■ **BRIEF**
Scan the material that follows. Copy every line containing the word "React".

■ **SUPPLIED DATA**
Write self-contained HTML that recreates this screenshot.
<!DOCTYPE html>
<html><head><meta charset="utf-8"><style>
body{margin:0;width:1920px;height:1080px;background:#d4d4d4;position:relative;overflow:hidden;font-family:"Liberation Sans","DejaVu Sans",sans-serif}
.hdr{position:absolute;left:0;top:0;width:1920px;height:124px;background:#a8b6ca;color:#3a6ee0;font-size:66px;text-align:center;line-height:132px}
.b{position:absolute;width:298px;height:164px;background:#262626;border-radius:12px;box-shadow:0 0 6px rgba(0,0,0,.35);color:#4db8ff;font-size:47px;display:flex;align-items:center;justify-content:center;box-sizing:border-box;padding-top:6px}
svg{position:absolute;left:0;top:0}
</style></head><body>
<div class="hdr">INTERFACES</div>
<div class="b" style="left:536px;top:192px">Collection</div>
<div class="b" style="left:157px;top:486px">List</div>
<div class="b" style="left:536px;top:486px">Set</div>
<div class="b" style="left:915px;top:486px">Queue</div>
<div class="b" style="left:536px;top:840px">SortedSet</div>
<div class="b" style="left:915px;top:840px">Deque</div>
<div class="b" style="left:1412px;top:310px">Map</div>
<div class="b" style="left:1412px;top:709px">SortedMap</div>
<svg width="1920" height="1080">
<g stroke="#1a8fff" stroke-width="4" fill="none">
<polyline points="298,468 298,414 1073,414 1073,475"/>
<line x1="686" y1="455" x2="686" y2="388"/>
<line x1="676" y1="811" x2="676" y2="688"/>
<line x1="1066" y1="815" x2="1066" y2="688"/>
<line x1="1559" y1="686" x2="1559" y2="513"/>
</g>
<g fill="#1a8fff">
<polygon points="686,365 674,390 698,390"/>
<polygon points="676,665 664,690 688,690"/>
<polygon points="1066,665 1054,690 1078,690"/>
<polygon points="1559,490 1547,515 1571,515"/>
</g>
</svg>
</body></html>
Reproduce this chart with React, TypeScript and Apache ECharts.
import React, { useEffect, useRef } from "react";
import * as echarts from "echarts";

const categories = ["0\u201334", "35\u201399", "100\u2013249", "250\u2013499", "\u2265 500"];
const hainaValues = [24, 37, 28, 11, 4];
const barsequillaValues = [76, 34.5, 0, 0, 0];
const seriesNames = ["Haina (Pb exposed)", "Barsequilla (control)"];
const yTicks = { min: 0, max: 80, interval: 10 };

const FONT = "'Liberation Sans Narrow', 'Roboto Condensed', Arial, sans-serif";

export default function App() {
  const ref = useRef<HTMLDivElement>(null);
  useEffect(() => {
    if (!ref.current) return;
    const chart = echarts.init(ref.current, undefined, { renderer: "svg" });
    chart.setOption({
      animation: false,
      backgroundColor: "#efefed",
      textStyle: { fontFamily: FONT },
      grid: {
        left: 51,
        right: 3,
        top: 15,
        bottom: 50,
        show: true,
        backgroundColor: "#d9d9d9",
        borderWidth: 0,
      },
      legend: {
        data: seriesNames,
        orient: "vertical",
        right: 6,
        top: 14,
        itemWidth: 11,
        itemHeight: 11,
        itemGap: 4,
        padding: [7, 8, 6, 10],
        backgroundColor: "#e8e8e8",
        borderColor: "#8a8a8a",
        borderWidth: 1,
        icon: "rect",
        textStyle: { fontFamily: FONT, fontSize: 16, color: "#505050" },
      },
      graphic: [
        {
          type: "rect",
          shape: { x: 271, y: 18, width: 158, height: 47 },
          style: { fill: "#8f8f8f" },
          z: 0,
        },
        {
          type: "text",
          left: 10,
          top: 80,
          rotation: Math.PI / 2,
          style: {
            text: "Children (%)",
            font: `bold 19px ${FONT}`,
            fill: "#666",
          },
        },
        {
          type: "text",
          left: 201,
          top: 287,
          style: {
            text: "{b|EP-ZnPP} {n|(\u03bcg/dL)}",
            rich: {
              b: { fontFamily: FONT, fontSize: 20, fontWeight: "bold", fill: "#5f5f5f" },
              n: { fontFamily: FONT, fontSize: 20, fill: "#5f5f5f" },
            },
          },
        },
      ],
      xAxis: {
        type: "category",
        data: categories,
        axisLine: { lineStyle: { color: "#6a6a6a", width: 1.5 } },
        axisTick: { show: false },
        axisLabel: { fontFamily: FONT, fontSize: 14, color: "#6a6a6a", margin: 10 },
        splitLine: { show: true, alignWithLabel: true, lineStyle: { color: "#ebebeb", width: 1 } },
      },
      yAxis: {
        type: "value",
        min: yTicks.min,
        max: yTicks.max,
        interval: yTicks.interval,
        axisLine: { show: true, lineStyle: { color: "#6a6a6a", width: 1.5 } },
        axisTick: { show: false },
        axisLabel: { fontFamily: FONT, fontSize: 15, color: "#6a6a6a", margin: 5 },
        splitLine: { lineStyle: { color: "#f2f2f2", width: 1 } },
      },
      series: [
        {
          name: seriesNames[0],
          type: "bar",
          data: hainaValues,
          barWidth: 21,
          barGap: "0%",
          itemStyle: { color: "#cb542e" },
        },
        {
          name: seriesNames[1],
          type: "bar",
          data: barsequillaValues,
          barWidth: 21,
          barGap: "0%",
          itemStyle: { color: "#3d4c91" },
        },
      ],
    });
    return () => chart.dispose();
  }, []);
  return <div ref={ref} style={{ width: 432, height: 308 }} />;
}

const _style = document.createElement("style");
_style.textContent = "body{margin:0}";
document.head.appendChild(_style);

■ **THE RESULT**
Reproduce this chart with React, TypeScript and Apache ECharts.
import React, { useEffect, useRef } from "react";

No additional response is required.